When I joined the office, I didn’t know what a capias was, what nolle prosequi meant, or what WST stood for. My vocabulary has expanded to include these terms of art, and relaxed to allow the more liberal use of expletives. I’ve learned to attack the defense’s argument without attacking the defendant. I’ve learned to spot my own flaws and turn them into strengths.

But there are also lessons I haven’t mastered. I’m intellectually aware of the fact that I’m a newbie lawyer at best, but emotionally, I want to be recognized as a promising new-blood. I’m still struggling to forego legal jargon and complication in favor of accessibility and simplicity. Most of all, I’m having a hard time reconciling what I think others think of me with what I think of myself.

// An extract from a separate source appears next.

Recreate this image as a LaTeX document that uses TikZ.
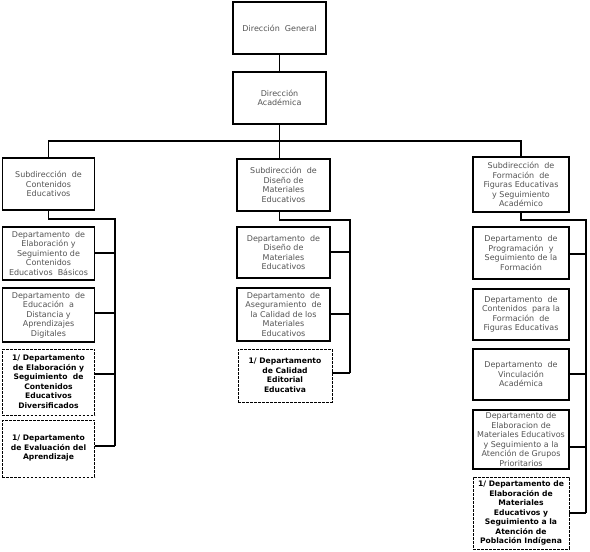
\documentclass[tikz,border=0pt]{standalone}
\usepackage{fontspec}
\setmainfont{DejaVu Sans}
\definecolor{txtgray}{rgb}{0.33,0.33,0.33}
\newcommand{\regfont}{\fontsize{8bp}{9.5bp}\selectfont}
\newcommand{\bldfont}{\fontsize{7.6bp}{9.5bp}\selectfont\bfseries}
\begin{document}
\begin{tikzpicture}[x=1bp,y=-1bp,
  box/.style={draw, line width=1.2bp, align=center, inner sep=0pt, font=\regfont, text=txtgray},
  dbox/.style={draw, dash pattern=on 2.6bp off 1.4bp, line width=0.9bp, align=center, inner sep=0pt, font=\bldfont, text=black},
  conn/.style={draw, line width=1.2bp}]
\fill[white] (0,0) rectangle (590,552);
\useasboundingbox (0,0) rectangle (590,552);

% top
\node[box, minimum width=93bp, minimum height=52bp] (DG) at (279.5,28) {Dirección\ \ General};
\node[box, minimum width=93bp, minimum height=52bp] (DA) at (279.5,98) {Dirección\\Académica};

% subdirecciones
\node[box, minimum width=92bp, minimum height=52bp] (S1) at (48.5,184) {Subdirección\ \ de\\Contenidos\\Educativos};
\node[box, minimum width=93bp, minimum height=52bp] (S2) at (283.5,185) {Subdirección\ \ de\\Diseño de\\Materiales\\Educativos};
\node[box, minimum width=96bp, minimum height=55bp] (S3) at (521,184.5) {Subdirección\ \ de\\Formación\ \ de\\Figuras Educativas\\y Seguimiento\\Académico};

% left column
\node[box, minimum width=92bp, minimum height=53bp] (L1) at (48.5,253.5) {Departamento\ \ de\\Elaboración y\\Seguimiento de\\Contenidos\\Educativos\ \ Básicos};
\node[box, minimum width=92bp, minimum height=54bp] (L2) at (48.5,315) {Departamento\ \ de\\Educación\ \ a\\Distancia y\\Aprendizajes\\Digitales};
\node[dbox, minimum width=92bp, minimum height=66bp] (L3) at (48.5,382) {1/ Departamento\\de Elaboración y\\Seguimiento\ \ de\\Contenidos\\Educativos\\Diversificados};
\node[dbox, minimum width=92bp, minimum height=57bp] (L4) at (48.5,448.5) {1/ Departamento\\de Evaluación del\\Aprendizaje};

% middle column
\node[box, minimum width=93bp, minimum height=51bp] (M1) at (283.5,252.5) {Departamento\ \ de\\Diseño de\\Materiales\\Educativos};
\node[box, minimum width=93bp, minimum height=53bp] (M2) at (283.5,314.5) {Departamento\ \ de\\Aseguramiento\ \ de\\la Calidad de los\\Materiales\\Educativos};
\node[dbox, minimum width=94bp, minimum height=53bp] (M3) at (285,375.5) {1/ Departamento\\de Calidad\\Editorial\\Educativa};

% right column
\node[box, minimum width=96bp, minimum height=52bp] (R1) at (521,253) {Departamento\ \ de\\Programación\ \ y\\Seguimiento de la\\Formación};
\node[box, minimum width=96bp, minimum height=51bp] (R2) at (521,314.5) {Departamento\ \ de\\Contenidos\ \ para la\\Formación\ \ de\\Figuras Educativas};
\node[box, minimum width=96bp, minimum height=51bp] (R3) at (521,374.5) {Departamento\ \ de\\Vinculación\\Académica};
\node[box, minimum width=96bp, minimum height=59bp] (R4) at (521,439.5) {Departamento de\\Elaboracion de\\Materiales Educativos\\y Seguimiento a la\\Atención de Grupos\\Prioritarios};
\node[dbox, minimum width=96bp, minimum height=72bp] (R5) at (521,513) {1/ Departamento de\\Elaboración de\\Materiales\\Educativos y\\Seguimiento a la\\Atención de\\Población Indígena};

% bus coordinates
\coordinate (top) at (280,141);
\coordinate (lb) at (115,219);
\coordinate (lb1) at (115,253);
\coordinate (lb2) at (115,313);
\coordinate (lb3) at (115,374);
\coordinate (lb4) at (115,446);
\coordinate (mb) at (350,220);
\coordinate (mb1) at (350,252);
\coordinate (mb2) at (350,314);
\coordinate (mb3) at (350,373);
\coordinate (rb) at (586,220);
\coordinate (rb1) at (586,254);
\coordinate (rb3) at (586,374);
\coordinate (rb4) at (586,447);
\coordinate (rb5) at (586,513);

% connectors
\draw[conn] (DG.south) -- (DA.north);
\draw[conn] (DA.south) -- (DA.south |- S2.north);
\draw[conn] (S1.north) -- (S1.north |- top) -- (S3.north |- top) -- (S3.north);

\draw[conn] (S1.south) -- (S1.south |- lb) -- (lb) -- (lb4);
\draw[conn] (lb1 -| L1.east) -- (lb1);
\draw[conn] (lb2 -| L2.east) -- (lb2);
\draw[conn] (lb3 -| L3.east) -- (lb3);
\draw[conn] (lb4 -| L4.east) -- (lb4);

\draw[conn] (S2.south -| DA.south) -- (mb -| DA.south) -- (mb) -- (mb3);
\draw[conn] (mb1 -| M1.east) -- (mb1);
\draw[conn] (mb2 -| M2.east) -- (mb2);
\draw[conn] (mb3 -| M3.east) -- (mb3);

\draw[conn] (S3.south) -- (S3.south |- rb) -- (rb) -- (rb5);
\draw[conn] (rb1 -| R1.east) -- (rb1);
\draw[conn] (rb3 -| R3.east) -- (rb3);
\draw[conn] (rb4 -| R4.east) -- (rb4);
\draw[conn] (rb5 -| R5.east) -- (rb5);
\end{tikzpicture}
\end{document}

Our culture is obsessed with reality shows and being judgmental, but only lawyers appreciate what it’s like to be found wanting by judge and jury—and see someone else eliminated. It’s stressful to represent another person’s vulnerable interests in their moment of need. For someone as self-critical as I am, even winning isn’t enough to silence the whispers of inadequacy. Doing your best simply isn’t good enough when lives are on the line.

So, I stay up late reading case files and show up late for everything less important than the docket—because that’s what the other side does. Out of all the lessons I’ve learned over the past ten weeks, the respect I’ve gained for opposing counsel is the most surprising. My naive presupposition was that public defenders were some kind of evil monsters, paid to make excuses for the worst scum on earth. But the more I work with them, the more I appreciate the societal value of a strong defense—regardless of the accusations.

Life before law school teaches you to think in rudimentary black and white sketches. A legal education fills in the textures and shadows with shades of grey. The actual practice of law reveals the full spectrum of colors—the intricate, irreducible complexity of reality. I can’t claim to understand it all yet, but seeing the world with open eyes definitely has its advantages.